Records with drawing code:
------------------------------------------------------------

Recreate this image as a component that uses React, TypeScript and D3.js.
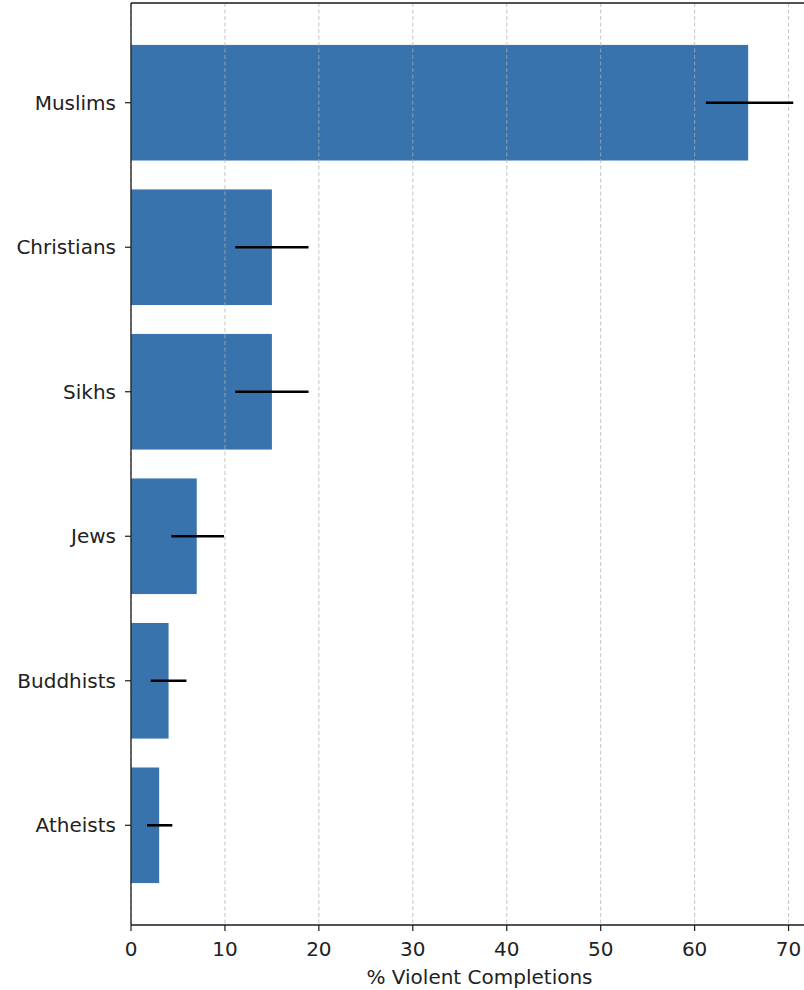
import React from "react";
import * as d3 from "d3";

const categories = ["Muslims", "Christians", "Sikhs", "Jews", "Buddhists", "Atheists"];
const values = [65.7, 15.0, 15.0, 7.0, 4.0, 3.0];
const errLow = [61.2, 11.1, 11.1, 4.3, 2.1, 1.7];
const errHigh = [70.5, 18.9, 18.9, 9.9, 5.9, 4.4];
const xTicks = [0, 10, 20, 30, 40, 50, 60, 70];
const xLabel = "% Violent Completions";

const W = 804;
const H = 990;
const left = 131;
const top = 3;
const bottom = 925;
const right = 828;

export default function App() {
  const x = d3.scaleLinear().domain([0, 74.2]).range([left, right]);
  const y = d3
    .scaleBand<string>()
    .domain(categories)
    .range([top, bottom])
    .paddingInner(0.2)
    .paddingOuter(0.29);
  const font = "DejaVu Sans, sans-serif";
  return (
    <svg
      width={W}
      height={H}
      style={{ position: "absolute", left: 0, top: 0, background: "#fff" }}
      fontFamily={font}
    >
      <rect x={0} y={0} width={W} height={H} fill="#fff" />
      {categories.map((c, i) => (
        <rect
          key={c}
          x={x(0)}
          y={y(c)}
          width={x(values[i]) - x(0)}
          height={y.bandwidth()}
          fill="#3873ad"
        />
      ))}
      {xTicks.map((t) => (
        <line
          key={"g" + t}
          x1={x(t)}
          x2={x(t)}
          y1={top}
          y2={bottom}
          stroke="#b0b0b0"
          strokeOpacity={0.75}
          strokeWidth={1}
          strokeDasharray="4,2.5"
        />
      ))}
      {categories.map((c, i) => {
        const cy = (y(c) as number) + y.bandwidth() / 2;
        return (
          <line
            key={"e" + c}
            x1={x(errLow[i])}
            x2={x(errHigh[i])}
            y1={cy}
            y2={cy}
            stroke="#000"
            strokeWidth={2.6}
          />
        );
      })}
      {/* spines */}
      <line x1={left} x2={left} y1={top} y2={bottom} stroke="#1a1a1a" strokeWidth={1.3} />
      <line x1={left} x2={W} y1={top} y2={top} stroke="#1a1a1a" strokeWidth={1.3} />
      <line x1={left} x2={W} y1={bottom} y2={bottom} stroke="#1a1a1a" strokeWidth={1.3} />
      {/* y ticks */}
      {categories.map((c) => {
        const cy = (y(c) as number) + y.bandwidth() / 2;
        return (
          <g key={"yt" + c}>
            <line x1={left - 6} x2={left} y1={cy} y2={cy} stroke="#1a1a1a" strokeWidth={1.2} />
            <text
              x={left - 15}
              y={cy}
              textAnchor="end"
              dominantBaseline="central"
              fontSize={20}
              fill="#222"
            >
              {c}
            </text>
          </g>
        );
      })}
      {/* x ticks */}
      {xTicks.map((t) => (
        <g key={"xt" + t}>
          <line x1={x(t)} x2={x(t)} y1={bottom} y2={bottom + 6} stroke="#1a1a1a" strokeWidth={1.2} />
          <text
            x={x(t)}
            y={bottom + 24}
            textAnchor="middle"
            dominantBaseline="central"
            fontSize={20}
            fill="#222"
          >
            {t}
          </text>
        </g>
      ))}
      <text
        x={(left + right) / 2}
        y={977}
        textAnchor="middle"
        dominantBaseline="central"
        fontSize={20}
        fill="#222"
      >
        {xLabel}
      </text>
    </svg>
  );
}
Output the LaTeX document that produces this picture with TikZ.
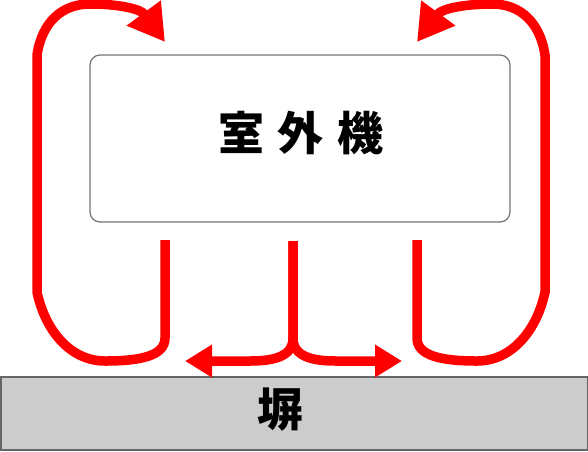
\documentclass[tikz,border=0pt]{standalone}
\usepackage{fontspec}
\newfontfamily\jp{Noto Sans CJK JP}
\usetikzlibrary{arrows.meta,positioning,calc}

\begin{document}
\begin{tikzpicture}[
    x=1pt, y=-1pt,
    unitbox/.style={rectangle, rounded corners=10pt, draw=black!55, line width=1.2pt, minimum width=420pt, minimum height=167pt},
    wallbox/.style={rectangle, draw=black!60, fill=black!20, line width=1.5pt, minimum width=586.5pt, minimum height=73pt},
    label/.style={font=\jp\bfseries\fontsize{46}{46}\selectfont, inner sep=0pt},
    flow/.style={draw=red, line width=9.5pt},
    loopend/.style={-{Triangle[length=36pt,width=40pt]}},
    sideend/.style={-{Triangle[length=27pt,width=31pt]}}
]
\useasboundingbox (0,0) rectangle (588,451);

% Outdoor unit and wall
\node[unitbox] (unit) at (300,138.5) {};
\node[label] (unitlabel) at (301,133) {室\hspace{14pt}外\hspace{14pt}機};
\node[wallbox] (wall) at (294,413.5) {};
\node[label] (walllabel) at (280,410) {塀};

% Air outlets under the unit
\coordinate (outL) at (165,240);
\coordinate (outM) at (293,241);
\coordinate (outR) at (417,240);

% Ends of the flows
\coordinate (inL) at (165,42);
\coordinate (inR) at (417,42);
\coordinate (sideL) at (185,361);
\coordinate (sideR) at (402,361);

% Left loop
\draw[flow, loopend] (outL) -- (165,338) .. controls (165,356) and (140,361) .. (105,361)
    .. controls (70,361) and (45,330) .. (37,292) -- (37,55)
    .. controls (42,22) and (62,4) .. (90,4) .. controls (115,4) and (140,8) .. (inL);

% Right loop
\draw[flow, loopend] (outR) -- (417,338) .. controls (417,356) and (442,361) .. (477,361)
    .. controls (512,361) and (537,330) .. (545,292) -- (545,55)
    .. controls (540,22) and (520,4) .. (492,4) .. controls (467,4) and (442,8) .. (inR);

% Middle flow along the wall
\draw[flow, sideend] (outM) -- (293,338) .. controls (293,356) and (275,361) .. (250,361) -- (sideL);
\draw[flow, sideend] (outM) -- (293,338) .. controls (293,356) and (311,361) .. (336,361) -- (sideR);

\end{tikzpicture}
\end{document}
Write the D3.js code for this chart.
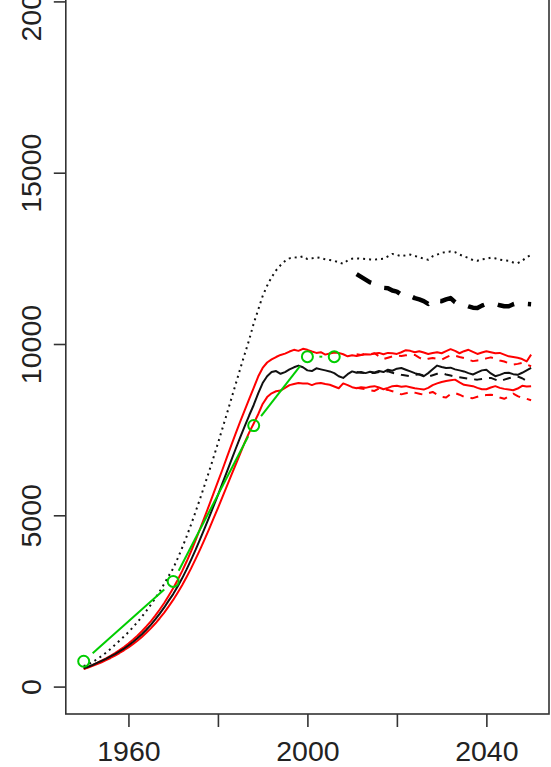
<!DOCTYPE html>
<html>
<head>
<meta charset="utf-8">
<script src="https://cdn.jsdelivr.net/npm/d3@7"></script>
<style>
  html, body { margin: 0; padding: 0; background: #fff; }
  svg { display: block; }
</style>
</head>
<body>
<svg id="chart" width="551" height="767"></svg>
<script>
// ---------- DATA ----------
const yearsAll = d3.range(1950, 2051);      // 1950..2050
const yearsProj = d3.range(2011, 2051);     // 2011..2050

const centralSolid = [
  530, 580, 630, 690, 750, 810, 880, 950, 1030, 1110,
  1200, 1300, 1410, 1530, 1660, 1800, 1960, 2130, 2310, 2510,
  2700, 2920, 3160, 3420, 3700, 3990, 4300, 4610, 4930, 5260,
  5590, 5930, 6270, 6610, 6950, 7280, 7600, 7920, 8220, 8560,
  8860, 9060, 9180, 9210, 9130, 9180, 9260, 9320, 9370, 9320,
  9230, 9210, 9290, 9260, 9230, 9200, 9150, 9060, 9010, 9120,
  9200, 9160, 9180, 9150, 9190, 9170, 9210, 9180, 9250, 9220,
  9280, 9300, 9250, 9200, 9150, 9110, 9060, 9150, 9260, 9370,
  9330, 9300, 9310, 9260, 9230, 9200, 9150, 9110, 9170, 9230,
  9250, 9140, 9060, 9100, 9150, 9160, 9120, 9100, 9160, 9230,
  9300
];

const upperSolid = [
  520, 570, 625, 690, 755, 825, 900, 980, 1065, 1155,
  1255, 1365, 1485, 1615, 1755, 1905, 2070, 2250, 2440, 2650,
  2870, 3110, 3370, 3650, 3950, 4270, 4600, 4940, 5280, 5630,
  5980, 6330, 6690, 7050, 7400, 7740, 8070, 8400, 8720, 9050,
  9300, 9460, 9550, 9620, 9680, 9720, 9780, 9830, 9800, 9860,
  9830, 9780, 9740, 9760, 9690, 9720, 9750, 9740, 9700, 9640,
  9670, 9650, 9680, 9700, 9690, 9720, 9740, 9700, 9740, 9730,
  9710, 9760, 9820, 9800, 9760, 9790, 9750, 9710, 9740, 9760,
  9730, 9790, 9850, 9800, 9730, 9790, 9830, 9770, 9710, 9750,
  9790, 9760, 9730, 9740, 9690, 9640, 9620, 9600, 9560, 9490,
  9690
];

const lowerSolid = [
  510, 555, 605, 655, 710, 770, 835, 905, 980, 1060,
  1145, 1240, 1340, 1450, 1570, 1700, 1840, 1995, 2160, 2340,
  2530, 2740, 2960, 3200, 3450, 3720, 4000, 4290, 4590, 4900,
  5210, 5530, 5850, 6170, 6490, 6810, 7130, 7420, 7680, 7950,
  8250, 8450, 8560, 8620, 8640, 8720, 8800, 8830, 8860, 8850,
  8850, 8800, 8850, 8860, 8830, 8810, 8760, 8710, 8850, 8800,
  8740, 8710, 8740, 8720, 8750, 8770, 8730, 8680, 8720, 8770,
  8780, 8750, 8770, 8740, 8710, 8690, 8670, 8720, 8800, 8850,
  8890, 8920, 8940, 8960, 8880, 8810, 8790, 8770, 8720, 8680,
  8680, 8730, 8770, 8720, 8690, 8670, 8650, 8700, 8780, 8760,
  8770
];

const upperBound = [
  600, 650, 720, 800, 890, 990, 1100, 1220, 1340, 1460,
  1590, 1730, 1880, 2040, 2210, 2390, 2580, 2780, 3000, 3230,
  3450, 3740, 4050, 4380, 4730, 5100, 5480, 5870, 6270, 6680,
  7100, 7530, 7960, 8400, 8840, 9280, 9710, 10130, 10600, 11000,
  11400, 11700, 11950, 12150, 12300, 12420, 12500, 12530, 12520, 12560,
  12480, 12500, 12530, 12510, 12470, 12450, 12430, 12380, 12340, 12440,
  12490, 12500, 12490, 12480, 12470, 12460, 12480, 12490, 12560, 12630,
  12600, 12560, 12590, 12610, 12570, 12530, 12490, 12460, 12560, 12610,
  12660, 12690, 12700, 12680, 12610, 12560, 12510, 12450, 12430, 12470,
  12490, 12520, 12500, 12460, 12440, 12430, 12380, 12360, 12430, 12530,
  12600
];

const centralDashed = [
  9180, 9160, 9150, 9160, 9150, 9180, 9200, 9200, 9160, 9130,
  9100, 9080, 9060, 9100, 9120, 9080, 9050, 9090, 9130, 9150,
  9110, 9080, 9050, 9030, 9010, 8990, 8970, 8960, 8980, 9000,
  9010, 8960, 8910, 8960, 9000, 9030, 9050, 9000, 8920, 8860
];

const upperDashed = [
  9700, 9680, 9720, 9700, 9730, 9640, 9560, 9600, 9640, 9660,
  9650, 9670, 9690, 9680, 9600, 9540, 9570, 9590, 9570, 9540,
  9610, 9670, 9660, 9620, 9590, 9540, 9500, 9520, 9540, 9580,
  9610, 9570, 9520, 9490, 9440, 9400, 9420, 9450, 9400, 9350
];

const lowerDashed = [
  8720, 8700, 8680, 8650, 8630, 8700, 8680, 8660, 8620, 8580,
  8530, 8560, 8600, 8580, 8550, 8520, 8560, 8600, 8520, 8460,
  8440, 8540, 8570, 8520, 8460, 8430, 8420, 8460, 8500, 8510,
  8520, 8500, 8440, 8400, 8470, 8550, 8480, 8420, 8400, 8360
];

const thickDashed = [
  12040, 11960, 11880, 11800, 11760, 11700, 11640, 11630, 11560, 11530,
  11440, 11460, 11400, 11340, 11300, 11250, 11170, 11300, 11260, 11250,
  11300, 11340, 11220, 11150, 11150, 11100, 11060, 11050, 11120, 11170,
  11150, 11170, 11130, 11100, 11100, 11160, 11200, 11180, 11170, 11160
];

const obsYears = [1950, 1970, 1988, 2000, 2006];
const obsValues = [740, 3070, 7620, 9630, 9630];

const xTicks = [1960, 1980, 2000, 2020, 2040];
const xLabels = ["1960", "", "2000", "", "2040"];
const yTicks = [0, 5000, 10000, 15000, 20000];

// ---------- CHART ----------
const svg = d3.select("#chart");
const x = d3.scaleLinear().domain([1946, 2054]).range([65.8, 549]);
const y = d3.scaleLinear().domain([-800, 20800]).range([714, -26]);

const axisColor = "#333";
const font = "'Liberation Sans', Arial, Helvetica, sans-serif";

// box
svg.append("rect")
  .attr("x", x(1946)).attr("y", y(20800))
  .attr("width", x(2054) - x(1946)).attr("height", y(-800) - y(20800))
  .attr("fill", "none").attr("stroke", axisColor).attr("stroke-width", 1.6);

// x axis
const gx = svg.append("g")
  .attr("transform", `translate(0,${y(-800)})`)
  .call(d3.axisBottom(x).tickValues(xTicks).tickSize(13)
        .tickFormat((d, i) => xLabels[i]));
gx.select(".domain").remove();
gx.selectAll(".tick line").attr("stroke", axisColor).attr("stroke-width", 1.6);
gx.selectAll(".tick text")
  .attr("y", 47).attr("dy", 0)
  .attr("fill", "#222")
  .style("font-family", font).style("font-size", "28.5px");

// y axis
const gy = svg.append("g")
  .attr("transform", `translate(${x(1946)},0)`)
  .call(d3.axisLeft(y).tickValues(yTicks).tickSize(12).tickFormat(d3.format("d")));
gy.select(".domain").remove();
gy.selectAll(".tick line").attr("stroke", axisColor).attr("stroke-width", 1.6);
gy.selectAll(".tick text")
  .attr("x", null).attr("dy", null)
  .attr("transform", "translate(-25,0) rotate(-90)")
  .attr("text-anchor", "middle")
  .attr("fill", "#222")
  .style("font-family", font).style("font-size", "28.5px");

// lines
const lineGen = (yrs) => d3.line().x((d, i) => x(yrs[i])).y(d => y(d));
svg.append("defs").append("clipPath").attr("id", "plotclip")
  .append("rect").attr("x", x(1946)).attr("y", y(20800))
  .attr("width", x(2054) - x(1946)).attr("height", y(-800) - y(20800));
const plot = svg.append("g").attr("clip-path", "url(#plotclip)");

function draw(data, yrs, color, width, dash) {
  plot.append("path").datum(data)
    .attr("d", lineGen(yrs))
    .attr("fill", "none")
    .attr("stroke", color)
    .attr("stroke-width", width)
    .attr("stroke-linejoin", "round")
    .attr("stroke-dasharray", dash || null);
}

draw(upperSolid, yearsAll, "#ff0000", 2);
draw(lowerSolid, yearsAll, "#ff0000", 2);
draw(upperDashed, yearsProj, "#ff0000", 2, "8,7");
draw(lowerDashed, yearsProj, "#ff0000", 2, "8,7");
draw(centralSolid, yearsAll, "#111", 2);
draw(centralDashed, yearsProj, "#111", 2, "8,7");
draw(upperBound, yearsAll, "#111", 2, "2,4");
draw(thickDashed, yearsProj, "#000", 4.5, "17,14");

// observed: R type="b" (points with gapped segments)
const green = "#00cd00";
const gap = 12;
for (let i = 0; i < obsYears.length - 1; i++) {
  const x1 = x(obsYears[i]), y1 = y(obsValues[i]);
  const x2 = x(obsYears[i + 1]), y2 = y(obsValues[i + 1]);
  const len = Math.hypot(x2 - x1, y2 - y1);
  if (len <= 2 * gap) continue;
  const ux = (x2 - x1) / len, uy = (y2 - y1) / len;
  plot.append("line")
    .attr("x1", x1 + ux * gap).attr("y1", y1 + uy * gap)
    .attr("x2", x2 - ux * gap).attr("y2", y2 - uy * gap)
    .attr("stroke", green).attr("stroke-width", 2);
}
plot.selectAll("circle.obs").data(obsValues).join("circle")
  .attr("class", "obs")
  .attr("cx", (d, i) => x(obsYears[i]))
  .attr("cy", d => y(d))
  .attr("r", 5.5)
  .attr("fill", "none").attr("stroke", green).attr("stroke-width", 2);
</script>
</body>
</html>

------------------------------------------------------------

### Exercise
Take the lines from the start of the material to the line with "import * as", both included, and transcribe them exactly without the pictures.

### Complete answer
Recreate this image as a component that uses React, TypeScript and D3.js.
import React from "react";
import * as d3 from "d3";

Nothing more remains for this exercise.